Design considerations for success
– Material compatibility: Not every combination bonds reliably. Test pairings for adhesion, thermal expansion mismatch, and long-term durability before finalizing a design.
– Tolerance and clearance: Different materials may shrink or flex differently.

Design sacrificial clearances for moving interfaces and plan for post-processing allowances.
– Print orientation and support strategy: Multi-material builds can complicate support removal.

Orient parts to minimize trapped supports and choose support materials that are easy to remove without damaging softer regions.
– Mechanical transitions: Use fillets, tapered overlaps, or graded interfaces rather than abrupt joins to reduce stress concentration where materials meet.

Sustainable and business advantages
Multi-material printing supports on-demand manufacturing and parts consolidation, which reduces inventory, packaging, and transportation. Fewer assembly steps also mean lower labor costs and fewer failure modes in the supply chain. For companies exploring sustainable product strategies, these efficiencies can translate to a smaller carbon footprint and reduced material waste.

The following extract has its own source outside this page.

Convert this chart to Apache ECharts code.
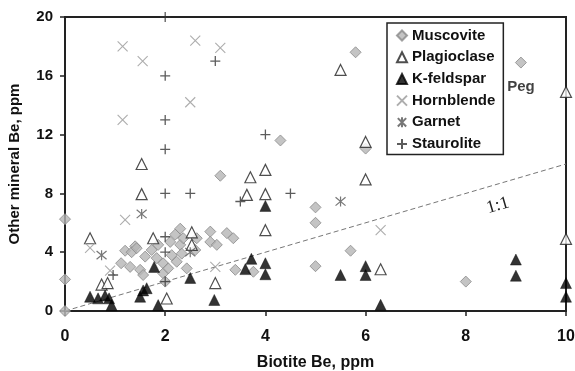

Practical tips to get started
– Run small trials: Print test coupons that combine your chosen materials to verify adhesion and mechanical behavior before scaling.
– Prototype iteratively: Use lower-cost multi-extrusion FDM for early concepts, then move to higher-fidelity technologies for final validation.
– Leverage lattice and gradient techniques: Replace bulky sections with engineered lattices or material gradients to cut weight without sacrificing strength.
– Partner with service bureaus: If investing in high-end multi-material equipment isn’t viable, specialized print services can produce complex prototypes and small production runs.

Multi-material 3D printing turns the conceptual into the functional, reduces product development cycles, and enables smarter, more integrated designs.

For teams focused on faster iteration, fewer components, and new forms of functionality, it’s a capability worth exploring on the next prototype or product line.